Wednesday, August 6, 2008

Trading Stocks Without Predicting the Future

A few weeks ago, Stockcharts.com introduced Renko charts, and, since that time, I have really developed an appreciation for this charting style. Renko charts, like candle charts, are a Japanese charting style. Renko charts differ in that they do not factor in the passage of time, and, thus, only use price in their construction.

I feel that Renko charts can be used very effectively to determine trends. The chart below is a monthly Renko chart of the Canadian financial sector and goes back three and a half years:


Outlined in the chart above is a buy and sell system that I am using in my own trading. The system has the following rules:

  • Buy signals are generated when the price is in a column of 4 white bricks or more and above the moving average line.
  • Buy signals are removed when your long position moves against you by 4 bricks
  • Sell signals are generated when the price is in a column of 4 dark bricks or more and below the moving average line
  • Sell signals are removed when the short position moves 4 bricks against you

By following these simple rules, the areas shaded yellow you would be long, the areas shaded in orange you would be short, and the area where there is no shading you would be neither long or short.

Although these rules are simple, they allow a trader to gain an edge in that they will allow you to:

  • Buy strength in bull markets
  • Short sell weakness in bear markets
  • Avoid getting involved with weak counter-trend moves (like what we have now in financials)
  • Cut losses short
  • Let winners run
  • Separate emotions from decision making
  • Avoid hours of analysis or try to predict the future

I sense that most traders are hesitant to following such a simple plan, as it is sometimes felt that making money in the market surely must involve more than this. However, after spending thousands of dollars on books, and years of research, there is no question in my mind that any trading method must involve these rules.

3 comments:

Anonymous said...

I have been an occasional lurker and first time poster. I appreciate your blog and its incisive analysis. I want to thank you for providing the benefit of your experience on your use of the Renko Chart as a useful-but-not-overly-complicated technical indicator. Given how I just watched my gold miner and GLD investments lose significant value I am looking for some way to add some rules to my trading since I have a busy day job and do not have much time to check on the markets. Before seeing your post, I just assumed that I should just choose the long-term bullish trend for gold given what still awaits the housing, financial sector, US govt. bailouts-R-us attitude etc. But I am going to try out Renko charts and subscribe to stockcharts.com to see if I can get a bead on trends.

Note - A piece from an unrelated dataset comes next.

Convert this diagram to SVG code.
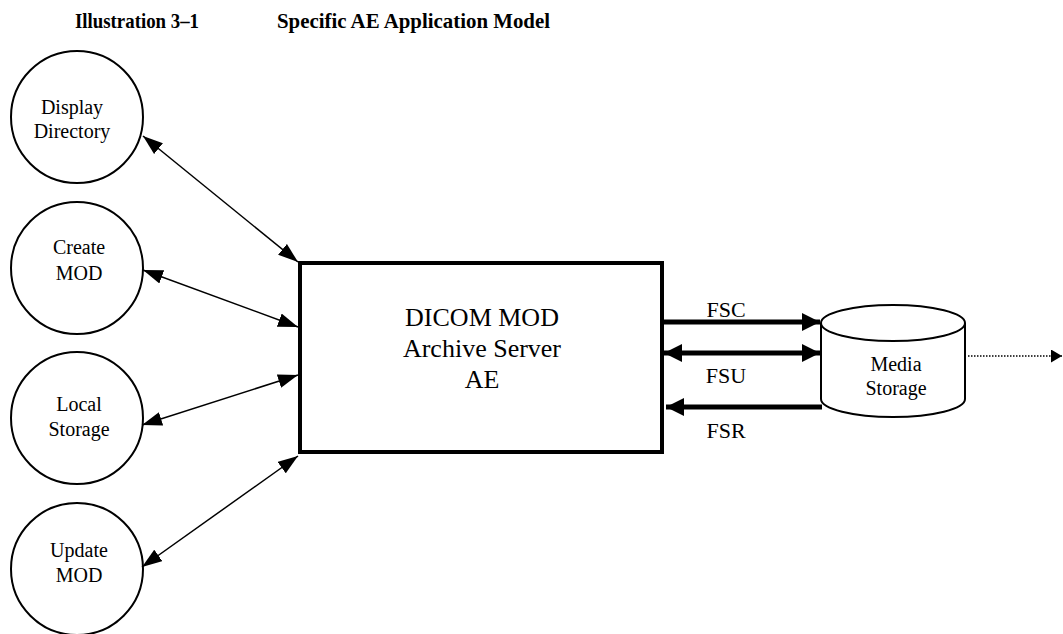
<svg xmlns="http://www.w3.org/2000/svg" width="1063" height="634" viewBox="0 0 1063 634">
<style>
.t{font-family:"Liberation Serif","Times New Roman",serif;fill:#000;text-anchor:middle}
.title{font-family:"Liberation Serif","Times New Roman",serif;font-weight:bold;font-size:21px;fill:#000}
.node{fill:#fff;stroke:#000;stroke-width:2}
.thin{stroke:#000;stroke-width:1.5;fill:none}
.thick{stroke:#000;stroke-width:5;fill:none}
.dot{stroke:#000;stroke-width:1.3;stroke-dasharray:1.5 1.5;fill:none}
</style>
<defs>
<marker id="ah" viewBox="0 0 20 14" refX="20" refY="7" markerWidth="20" markerHeight="14" markerUnits="userSpaceOnUse" orient="auto-start-reverse"><path d="M0,0 L20,7 L0,14 z" fill="#000"/></marker>
<marker id="ahb" viewBox="0 0 18 18" refX="18" refY="9" markerWidth="18" markerHeight="18" markerUnits="userSpaceOnUse" orient="auto-start-reverse"><path d="M0,0 L18,9 L0,18 z" fill="#000"/></marker>
<marker id="ahs" viewBox="0 0 11 13" refX="11" refY="6.5" markerWidth="11" markerHeight="13" markerUnits="userSpaceOnUse" orient="auto"><path d="M0,0 L11,6.5 L0,13 z" fill="#000"/></marker>
</defs>
<rect width="1063" height="634" fill="#fff"/>
<text class="title" x="75" y="28" textLength="124" lengthAdjust="spacingAndGlyphs">Illustration 3–1</text>
<text class="title" x="277" y="28" textLength="273" lengthAdjust="spacingAndGlyphs">Specific AE Application Model</text>

<g id="display-directory">
<circle class="node" cx="77" cy="117" r="66"/>
<text class="t" font-size="20" x="72" y="114">Display</text>
<text class="t" font-size="20" x="72" y="138">Directory</text>
</g>
<g id="create-mod">
<circle class="node" cx="77" cy="268" r="66"/>
<text class="t" font-size="20" x="79" y="254">Create</text>
<text class="t" font-size="20" x="79" y="280">MOD</text>
</g>
<g id="local-storage">
<circle class="node" cx="77" cy="418" r="66"/>
<text class="t" font-size="20" x="79" y="411">Local</text>
<text class="t" font-size="20" x="79" y="436">Storage</text>
</g>
<g id="update-mod">
<circle class="node" cx="77" cy="569" r="66"/>
<text class="t" font-size="20" x="79" y="557">Update</text>
<text class="t" font-size="20" x="79" y="582">MOD</text>
</g>
<g id="archive-server">
<rect x="300" y="263" width="362" height="189" fill="#fff" stroke="#000" stroke-width="4"/>
<text class="t" font-size="26" x="482" y="326">DICOM MOD</text>
<text class="t" font-size="26" x="482" y="357">Archive Server</text>
<text class="t" font-size="26" x="482" y="388">AE</text>
</g>
<g id="media-storage">
<path d="M821,323 L821,399 A72,18 0 0 0 965,399 L965,323" fill="#fff" stroke="#000" stroke-width="2"/>
<ellipse cx="893" cy="323" rx="72" ry="18" fill="#fff" stroke="#000" stroke-width="2"/>
<text class="t" font-size="20" x="896" y="371">Media</text>
<text class="t" font-size="20" x="896" y="395">Storage</text>
</g>
<g id="connectors">
<line class="thin" x1="143" y1="136" x2="298" y2="262" marker-start="url(#ah)" marker-end="url(#ah)"/>
<line class="thin" x1="143" y1="270" x2="298" y2="327" marker-start="url(#ah)" marker-end="url(#ah)"/>
<line class="thin" x1="142" y1="425" x2="298" y2="375" marker-start="url(#ah)" marker-end="url(#ah)"/>
<line class="thin" x1="142" y1="567" x2="298" y2="456" marker-start="url(#ah)" marker-end="url(#ah)"/>
<line class="thick" x1="662" y1="322" x2="820" y2="322" marker-end="url(#ahb)"/>
<line class="thick" x1="664" y1="353" x2="820" y2="353" marker-start="url(#ahb)" marker-end="url(#ahb)"/>
<line class="thick" x1="822" y1="407" x2="666" y2="407" marker-end="url(#ahb)"/>
<line class="dot" x1="968" y1="356" x2="1062" y2="356" marker-end="url(#ahs)"/>
<text class="t" font-size="22" x="726" y="317">FSC</text>
<text class="t" font-size="22" x="726" y="383">FSU</text>
<text class="t" font-size="22" x="726" y="438">FSR</text>
</g>
</svg>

If you do not mind a few questions about your methodology:

1) Do you always use the monthly chart?

2) From your chart you seem to favor the absolute points setting rather than the average true range setting for the box value. Do you always choose a box value that is approximately 1/200th of the 50-month moving average?

Thank you again.

Danny Merkel said...

anonymous,

Your strategy of investing in gold due to the fundamental reasons you mentioned is a valid one, and a strategy that I employ myself. However my strategy involves holding gold for at least 10 years.

In the meantime, you are right, you can also use a rules based trading approach that I mentioned to enhance returns.

To answer your question, I use monthly charts in conjuction with daily charts. I use the monthly chart to determine the intermediate trend, and the daily chart for the short term trend. I only buy or short-sell when both charts are aligned.

It is really up to your personal trading style. I suppose you could even set up a 60 minute Renko chart, and use the same rules as outlined with my monthly charts if you are a short-term trader.

I previously used ATR based charts, but they started to annoy me because as the ATR changes throughout the day, boxes that are printed tend to disappear.

I do have a rule of thumb for creating the charts. Using 1/200 of the 50 month moving average sounds reasonable. Basically, as long as the chart fits reasonably on the screen, it is fine for my purposes.

If you are going to sign up for stockcharts.com, could you please plug in my name or email address (dannymerkel@hotmail.com) when asked if you were referred. Thanks!

Anonymous said...

Thanks for the information on your charting methodology. Will be glad to note that you referred me to stockcharts.com. I have been exclusively "buy-and-hold" as to gold and gold mining stocks up until now because of fundamentals, but given the depth of the correction (particularly for some of the junior miners) and recalling the correction in mid-2006, I think I am going to try and play it safer with the trends at least for some portion of my holdings esp. in retirement accounts where I do not have to worry about capital gains taxes. Thanks again.